Admittedly, there are people who don't drive and do not possess the most common form of ID, the driver's license. Those who wish to excuse them from the requirement infer that many cannot afford or are otherwise unable to acquire the documentation (birth certificate) required for a state ID. But while one may not apply for or receive Social Security or food stamps without identification — a driver's license, a state ID or a birth certificate — the disadvantaged do seem to receive Social Security and/or food stamps.
The provisions of SB 3 do require photo identification for voters — driver's license; Armed Forces, National Guard, Veterans Affairs or state ID card; or other photo document certified by state or federal authority.

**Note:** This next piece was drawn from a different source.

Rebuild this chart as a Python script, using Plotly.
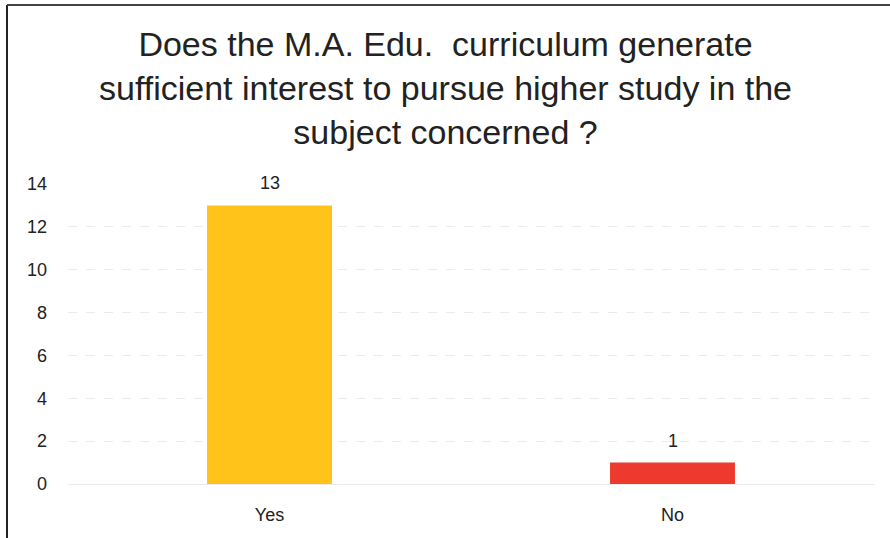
import plotly.graph_objects as go

# Survey responses
categories = ["Yes", "No"]
counts = [13, 1]
bar_colors = ["#FFC31A", "#EE3A2E"]
y_ticks = [0, 2, 4, 6, 8, 10, 12, 14]

title_text = ("Does the M.A. Edu.  curriculum generate<br>"
              "sufficient interest to pursue higher study in the<br>"
              "subject concerned ?")

W, H = 890, 538
L, R, T, B = 68, 16, 184, 54
label_font = dict(family="Liberation Sans, Arial, sans-serif", size=18, color="#222")

fig = go.Figure()
fig.add_trace(go.Bar(
    x=categories, y=counts,
    marker=dict(color=bar_colors, line=dict(width=0)),
    cliponaxis=False,
))

# value labels above each bar
for cat, val in zip(categories, counts):
    fig.add_annotation(x=cat, y=val, text=str(val), showarrow=False,
                       yanchor="middle", yshift=22, font=label_font)

# frame around the chart (left and top edges visible)
pw, ph = W - L - R, H - T - B
def px_x(p):
    return (p - L) / pw
def px_y(p):
    return (H - B - p) / ph

fig.add_shape(type="line", xref="paper", yref="paper",
              x0=px_x(7), x1=px_x(7), y0=px_y(5), y1=px_y(540),
              line=dict(color="#222", width=2))
fig.add_shape(type="line", xref="paper", yref="paper",
              x0=px_x(7), x1=px_x(892), y0=px_y(5), y1=px_y(5),
              line=dict(color="#444", width=2))

# chart title
fig.add_annotation(text=title_text, xref="paper", yref="paper",
                   x=px_x(445), y=px_y(23), xanchor="center", yanchor="top",
                   showarrow=False, align="center",
                   font=dict(family="Liberation Sans Narrow, Arial Narrow, sans-serif",
                             size=34, color="#222"))

fig.update_layout(
    width=W, height=H,
    margin=dict(l=L, r=R, t=T, b=B),
    paper_bgcolor="white", plot_bgcolor="white",
    bargap=0.69,
    showlegend=False,
    xaxis=dict(showgrid=False, showline=False, ticks="", ticklabelstandoff=18,
               tickfont=label_font),
    yaxis=dict(range=[0, 14], tickvals=y_ticks, showline=False, ticks="",
               showgrid=True, gridcolor="#ebebeb", griddash="dash", gridwidth=1,
               zeroline=True, zerolinecolor="#ebebeb", zerolinewidth=1,
               ticklabelstandoff=20, tickfont=label_font),
)

fig.write_html("out.html")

Those lacking the identification are permitted to cast a provisional ballot provided they can be identified by their signature on file with the election authority.
Moreover, the proposed act stipulates that the secretary of state will provide notice of the ID requirements and that the state provide at least one form of identification and at least one document to acquire that identification for those who do not possess one. In each instance, the identification and documentation are to be provided at no cost to the voter, thus further dispelling the myth that the poor or disadvantaged will be unable to cast a ballot.

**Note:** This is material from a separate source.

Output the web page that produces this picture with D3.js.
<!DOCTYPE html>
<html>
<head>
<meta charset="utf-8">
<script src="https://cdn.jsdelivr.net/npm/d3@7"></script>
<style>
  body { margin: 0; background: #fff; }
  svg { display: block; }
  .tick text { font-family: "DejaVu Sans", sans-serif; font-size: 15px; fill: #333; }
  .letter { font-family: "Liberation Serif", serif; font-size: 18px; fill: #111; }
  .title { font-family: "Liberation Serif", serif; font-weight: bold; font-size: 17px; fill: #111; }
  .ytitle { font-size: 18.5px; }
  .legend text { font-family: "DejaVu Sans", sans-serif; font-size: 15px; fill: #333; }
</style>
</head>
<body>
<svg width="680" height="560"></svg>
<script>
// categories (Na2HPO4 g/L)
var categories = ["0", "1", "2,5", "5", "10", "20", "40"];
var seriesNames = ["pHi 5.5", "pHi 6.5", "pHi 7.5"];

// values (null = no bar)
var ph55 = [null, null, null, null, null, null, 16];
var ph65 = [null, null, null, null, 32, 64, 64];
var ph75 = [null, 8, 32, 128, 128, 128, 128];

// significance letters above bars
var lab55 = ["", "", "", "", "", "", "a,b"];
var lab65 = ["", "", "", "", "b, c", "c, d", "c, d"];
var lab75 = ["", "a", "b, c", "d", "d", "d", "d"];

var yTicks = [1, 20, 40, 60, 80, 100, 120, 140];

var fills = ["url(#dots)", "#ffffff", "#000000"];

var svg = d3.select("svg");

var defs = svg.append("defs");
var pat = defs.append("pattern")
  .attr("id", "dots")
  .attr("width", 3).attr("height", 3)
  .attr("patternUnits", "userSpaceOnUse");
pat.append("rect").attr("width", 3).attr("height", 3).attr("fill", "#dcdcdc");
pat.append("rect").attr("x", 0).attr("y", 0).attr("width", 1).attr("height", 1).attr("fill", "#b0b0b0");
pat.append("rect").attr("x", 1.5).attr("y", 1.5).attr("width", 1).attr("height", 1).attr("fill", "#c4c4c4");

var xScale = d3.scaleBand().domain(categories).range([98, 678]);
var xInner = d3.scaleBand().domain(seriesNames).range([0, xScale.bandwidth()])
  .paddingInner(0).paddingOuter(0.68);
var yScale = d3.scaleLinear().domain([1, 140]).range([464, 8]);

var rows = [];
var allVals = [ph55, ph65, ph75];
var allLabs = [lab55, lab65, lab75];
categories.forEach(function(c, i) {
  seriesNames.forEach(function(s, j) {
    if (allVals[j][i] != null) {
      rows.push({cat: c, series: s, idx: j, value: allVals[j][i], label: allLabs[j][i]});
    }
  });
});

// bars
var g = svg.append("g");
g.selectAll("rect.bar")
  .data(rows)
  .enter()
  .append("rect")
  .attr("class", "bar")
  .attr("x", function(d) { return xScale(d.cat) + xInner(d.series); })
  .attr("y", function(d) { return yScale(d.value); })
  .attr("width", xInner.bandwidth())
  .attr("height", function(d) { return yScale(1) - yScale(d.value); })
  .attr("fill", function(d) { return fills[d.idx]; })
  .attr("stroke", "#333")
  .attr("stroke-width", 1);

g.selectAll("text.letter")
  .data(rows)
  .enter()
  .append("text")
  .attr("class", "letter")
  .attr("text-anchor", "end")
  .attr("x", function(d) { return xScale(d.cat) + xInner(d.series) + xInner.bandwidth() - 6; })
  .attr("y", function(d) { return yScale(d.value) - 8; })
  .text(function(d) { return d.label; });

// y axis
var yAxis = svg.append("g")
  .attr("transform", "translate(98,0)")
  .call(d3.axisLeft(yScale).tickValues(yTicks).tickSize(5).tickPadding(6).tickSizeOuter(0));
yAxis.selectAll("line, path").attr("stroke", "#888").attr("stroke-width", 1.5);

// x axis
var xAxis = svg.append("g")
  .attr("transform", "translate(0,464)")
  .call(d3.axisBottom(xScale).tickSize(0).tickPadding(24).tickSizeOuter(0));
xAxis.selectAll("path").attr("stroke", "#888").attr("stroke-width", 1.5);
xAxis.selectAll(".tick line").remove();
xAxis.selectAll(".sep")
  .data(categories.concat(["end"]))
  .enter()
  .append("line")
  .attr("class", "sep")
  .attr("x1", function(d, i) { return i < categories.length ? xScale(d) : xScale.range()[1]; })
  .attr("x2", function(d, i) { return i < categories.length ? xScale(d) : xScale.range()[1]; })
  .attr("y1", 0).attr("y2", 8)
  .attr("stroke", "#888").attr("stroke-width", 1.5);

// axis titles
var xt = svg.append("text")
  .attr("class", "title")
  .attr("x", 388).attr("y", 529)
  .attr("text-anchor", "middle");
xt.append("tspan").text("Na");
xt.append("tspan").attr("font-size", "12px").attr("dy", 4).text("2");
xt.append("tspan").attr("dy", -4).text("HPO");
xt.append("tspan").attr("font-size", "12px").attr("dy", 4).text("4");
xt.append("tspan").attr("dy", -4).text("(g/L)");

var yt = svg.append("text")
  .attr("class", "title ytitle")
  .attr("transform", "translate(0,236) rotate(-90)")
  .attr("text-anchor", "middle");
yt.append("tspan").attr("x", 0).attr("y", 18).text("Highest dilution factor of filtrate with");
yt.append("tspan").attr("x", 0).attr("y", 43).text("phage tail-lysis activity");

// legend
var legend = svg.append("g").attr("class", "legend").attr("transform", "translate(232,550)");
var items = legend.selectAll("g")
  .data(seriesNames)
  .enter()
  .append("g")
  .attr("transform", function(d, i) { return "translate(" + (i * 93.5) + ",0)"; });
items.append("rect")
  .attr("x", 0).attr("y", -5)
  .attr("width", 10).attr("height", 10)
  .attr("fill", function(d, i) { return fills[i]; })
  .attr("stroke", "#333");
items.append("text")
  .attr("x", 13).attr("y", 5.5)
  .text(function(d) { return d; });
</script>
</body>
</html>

Consequently, the difficulty in acquiring the required credentials for those who actually intend to vote is highly exaggerated. It would also appear to be in the best interests of the political parties to assist and encourage their poor, disabled, elderly and minority members in the acquisition of the necessary documentation — much as they do now in driving them to the polls on election day.
Again, the presumption that the Democratic Party owns a monopoly on disadvantaged voters and, as such, they are more apt to be disenfranchised is not substantiated by fact. Equally questionable is the estimated photo ID-induced "disenfranchisement" of 300,000 voters, particularly when another million and a half stayed home.
I may be overly optimistic, but I believe the Democratic Party patronizes and short-changes its constituents by announcing they somehow lack the initiative or the ability to meet requirements to vote. Disadvantaged Republican voters don't seem to have that problem.
Finally, the requirement to produce a photo ID to obtain a ballot will not eliminate voter fraud per se. But, as is the case with locks and fences, it will serve to keep honest people honest.